Jameus: Predicting an under-the-radar player for the Rays to have a big series can often be a difficult task because of how they match up with everybody. Other than Franco, whose switch-hitting prowess makes him one of the game's most potent young stars, there’s not a player who plays every day. With the Rays' brand of baseball, it’s not about a singular player having a big day at the plate. If Christian Bethancourt or Francisco Mejia call a good game, then it’s considered that they had a big night. A lot of things that look routine in the scorebook with this team are big. Heading into Wednesday night's walkoff by Arozarena against the Twins, for example, is one of the most incredible double plays you’d ever see turned and it reads as a simple 5-4-3 double play. (Jose) Siri makes highlight reel catches look routine.
You mentioned Taj Bradley earlier another Rays homegrown pitcher who will be starting in this series. How do the Rays continue to excel at developing homegrown pitching?
Jameus: The Rays do a couple of things really well with the pitching staff, especially in terms of how they assess pitching development. Philosophically, they do an excellent job at letting expected results even out over a 162-pace. They have a terrific grasp on spin rate and a deeper understanding on the nuance behind the science of throwing a baseball. But they also offer something different in each arm. We’ll use Jason Adam, for example. While for a starting pitcher it’s very important to be able to mix pitches, it’s not necessarily true in terms of relievers. Adam struggled mightily mixing four pitches in the Cubs bullpen in 2021, but in 2022 the Rays told him to stop using his slider. It was his most frequented pitch and it was frequently hit well. They further developed a changeup that had sensational potential, and that’s now his main pitch. His change of speed is actually adding velocity on, not taking it off. It’s a simple change and adjustment, but it’s also knowing a players role and sometimes less can be more. Everybody knows their role, but everybody also offers different arm slots and very distinct stuff. Most organizations develop a mold of similar pitchers, but the Rays don’t—and that’s what makes them hard to guess. If they see something they like, they will find you and try to bring it out of you.
What are your predictions for this series between the top 2 teams in the American League?
Jameus: I don’t expect anything in this point at baseball. I think the unpredictability on any given day is what makes it such a fascinating sport.
Texas Rangers vs Tampa Game 1 Pitching Matchup
Tampa Bay and Texas kick off their series tonight at 5:40 pm local time. It will be Andrew Heaney facing the aforementioned Tyler Glasnow in game one of the series.
Andrew Heaney is coming off a rough start against the Mariners. He walked four and only pitched three innings and was removed in the fourth. Prior to that start he had four quality starts in a row. He will be looking to bounce back on Friday.

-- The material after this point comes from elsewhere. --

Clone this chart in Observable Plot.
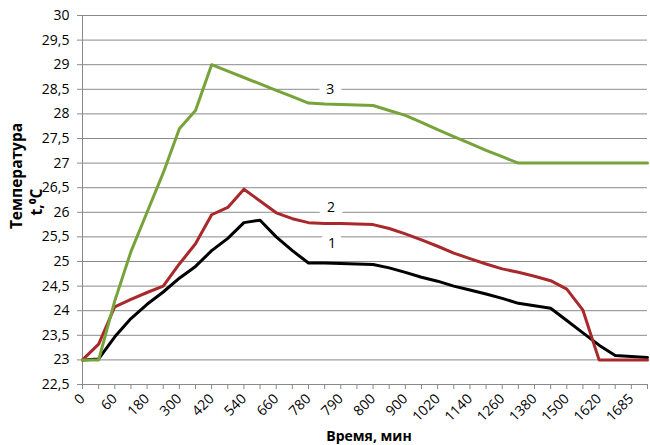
<!DOCTYPE html>
<html>
<head>
<meta charset="utf-8">
<script src="https://cdn.jsdelivr.net/npm/d3@7"></script>
<script src="https://cdn.jsdelivr.net/npm/@observablehq/plot@0.6"></script>
<style>
  html, body { margin: 0; padding: 0; background: #fff; }
  #chart svg { display: block; font-family: "Open Sans", sans-serif; }
</style>
</head>
<body>
<div id="chart"></div>
<script>
// Category tick labels (every other category is labelled)
const tickLabels = ["0", "60", "180", "300", "420", "540", "660", "780", "790",
  "800", "900", "1020", "1140", "1260", "1380", "1500", "1620", "1685"];

// Series values, one per category (36 categories)
const series1 = [23.0, 23.02, 23.47, 23.84, 24.13, 24.38, 24.66, 24.9, 25.22, 25.47,
  25.79, 25.84, 25.5, 25.22, 24.97, 24.97, 24.96, 24.95, 24.94, 24.87,
  24.78, 24.68, 24.6, 24.5, 24.42, 24.34, 24.25, 24.15, 24.1, 24.05,
  23.8, 23.55, 23.3, 23.09, 23.07, 23.05];
const series2 = [23.0, 23.32, 24.08, 24.23, 24.37, 24.5, 24.95, 25.36, 25.95, 26.1,
  26.47, 26.23, 25.99, 25.87, 25.79, 25.77, 25.77, 25.76, 25.75, 25.67,
  25.56, 25.44, 25.31, 25.17, 25.06, 24.95, 24.85, 24.78, 24.7, 24.61,
  24.44, 24.01, 23.0, 23.0, 23.0, 23.0];
const series3 = [23.0, 23.0, 24.2, 25.2, 26.0, 26.8, 27.7, 28.07, 29.0, 28.87,
  28.74, 28.61, 28.48, 28.35, 28.22, 28.2, 28.19, 28.18, 28.17, 28.07,
  27.97, 27.83, 27.68, 27.54, 27.4, 27.26, 27.13, 27.0, 27.0, 27.0,
  27.0, 27.0, 27.0, 27.0, 27.0, 27.0];

const seriesNames = ["1", "2", "3"];
const seriesColors = ["#000000", "#a8282b", "#77a33a"];
// Label anchors (category index, value)
const labelX = [15.45, 15.4, 15.35];
const labelY = [25.37, 26.09, 28.49];

const yTicks = d3.range(22.5, 30.001, 0.5);

const rows = [];
[series1, series2, series3].forEach((s, k) => {
  s.forEach((v, i) => rows.push({i, v, name: seriesNames[k]}));
});
const labels = seriesNames.map((n, k) => ({x: labelX[k], y: labelY[k], t: n}));

const fmt = d => String(d).replace(".", ",");

const svg = Plot.plot({
  width: 650,
  height: 445,
  marginLeft: 82,
  marginRight: 3,
  marginTop: 15,
  marginBottom: 61,
  style: {fontFamily: "Open Sans, sans-serif", fontSize: "14px", color: "#000", background: "#fff"},
  x: {type: "linear", domain: [0, tickLabels.length * 2 - 1]},
  y: {domain: [22.5, 30]},
  color: {domain: seriesNames, range: seriesColors},
  marks: [
    Plot.ruleY(yTicks, {stroke: "#8a8a8a", strokeWidth: 1}),
    Plot.ruleX([0], {stroke: "#8a8a8a", strokeWidth: 1}),
    Plot.axisY({ticks: yTicks, tickFormat: fmt, tickSize: 5, tickPadding: 8,
      stroke: "#8a8a8a", fill: "#000", label: null, fontSize: 14}),
    Plot.axisX({ticks: d3.range(tickLabels.length * 2),
      tickFormat: i => (i % 2 ? "" : tickLabels[i / 2]),
      tickRotate: -45, tickSize: 5, tickPadding: 7,
      stroke: "#8a8a8a", fill: "#000", label: null, fontSize: 14}),
    Plot.text(labels, {x: "x", y: "y", text: "t", fill: "#000", stroke: "#fff",
      strokeWidth: 16, fontSize: 14}),
    Plot.line(rows, {x: "i", y: "v", z: "name", stroke: "name", strokeWidth: 3,
      strokeLinejoin: "round"})
  ]
});

const s = d3.select(svg);
s.append("text")
  .attr("x", 369).attr("y", 441)
  .attr("text-anchor", "middle")
  .attr("font-weight", "bold").attr("font-size", 14).attr("fill", "#000")
  .text("Время, мин");
s.append("text")
  .attr("transform", "translate(22,176) rotate(-90)")
  .attr("text-anchor", "middle")
  .attr("font-weight", "bold").attr("font-size", 15.5).attr("fill", "#000")
  .text("Температура");
s.append("text")
  .attr("transform", "translate(42,202) rotate(-90)")
  .attr("text-anchor", "middle")
  .attr("font-weight", "bold").attr("font-size", 15.5).attr("fill", "#000")
  .text("t,⁰C");

document.getElementById("chart").append(svg);
</script>
</body>
</html>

Tyler Glasnow will be making his third start of the season on Friday. He missed all of April and most of May with a left oblique strain. In his first start against the LA Dodgers he pitched 4 1/3 innings, striking out eight, walking one, and gave up three runs. In his second start he pitched 5 1/3 innings against the Red Sox giving up just one run, striking out six, and walking three.
The game time is 5:40pm and it will be broadcast on Bally Sports Southwest.